Distinguished Member
Yikes, I'd wipe that off and put my own on. Did the AIO not come with a plastic shield over this plate?
 

Greg Hook

Moderator & Reviewer
Oh dear, that's a big fingerprint on there.
Guess who ever packaged it didn't do a great job.
 

sykotik

Distinguished Member
Yes clean that off and get some new paste ( i use the gelid thermal paste )
but there are others out there ..
 

Tzblizz

Member
Yikes, I'd wipe that off and put my own on. Did the AIO not come with a plastic shield over this plate?
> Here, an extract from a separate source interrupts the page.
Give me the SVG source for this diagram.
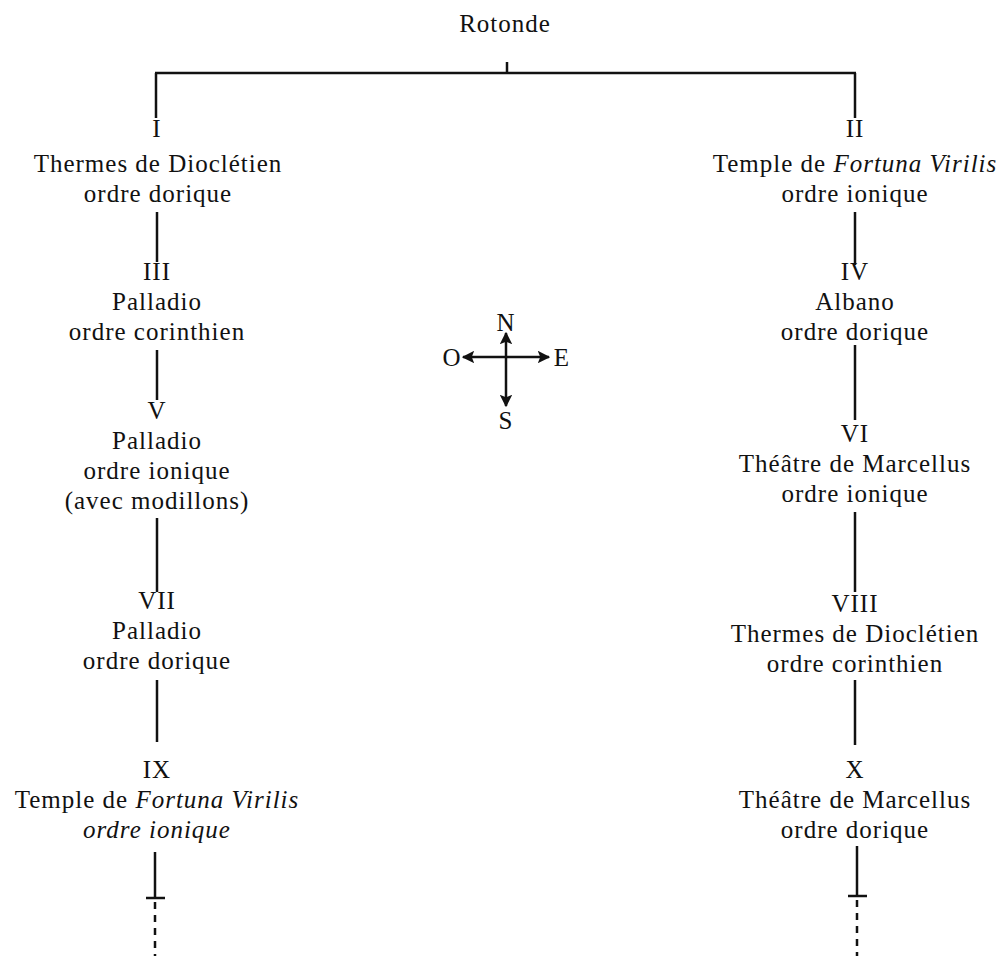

It did come with a plastic shield but it appears to have not done a great job, also the inside of the shield seems to have some thermal paste on it too so it looks like it was pushed against the plate.

Is there any trick to getting thermal paste off properly or is it as simple as wiping it off and apply the new paste?
 

richardb70

Distinguished Member
I usually use some isopropyl alcohol on a cotton bud, comes right off. I think you can get wipes that do this as well.
 

sergiup

Distinguished Member
Thanks for the feedback everyone :) I have a quick question, I ordered a H100i Corsair radiator, it arrived and the layer of thermal paste is pre applied but is not perfect, should I order some different paste or will this be okay? I've attached a picture.View attachment 1291367

That's a fingerprint, someone clearly made a mistake when it was packaged (unlikely) or it wasn't brand new, or you mistakenly touched it ;)

Get some new thermal paste and isopropyl alcohol, wipe it off thoroughtly (CPU as well), apply the new paste (there are a LOT of videos on YouTube about how to do that), and re-mount carefully.
 

Tzblizz

Member
I usually use some isopropyl alcohol on a cotton bud, comes right off. I think you can get wipes that do this as well.

Thanks for the advice, will have to pick some up as well as replacement paste thanks.

That's a fingerprint, someone clearly made a mistake when it was packaged (unlikely) or it wasn't brand new, or you mistakenly touched it ;)

Get some new thermal paste and isopropyl alcohol, wipe it off thoroughtly (CPU as well), apply the new paste (there are a LOT of videos on YouTube about how to do that), and re-mount carefully.

Luckily these are all brand new parts, currently sitting in their boxes on my floor so the CPU I would hope is already nice a clean haha

I have applied paste before but couldn't hurt to watch a few videos to brush up on technique to make sure I get decent evenish coverage.
 

richardb70

Distinguished Member
I think the techniques are generally a) pea-sized blob in the middle, b) two lines forming a cross and c) two parallel lines. I went with b) and it was fine, you don't need to overthink it too much! If you fire it up and it's cool in idle and not boiling under stress then you're golden.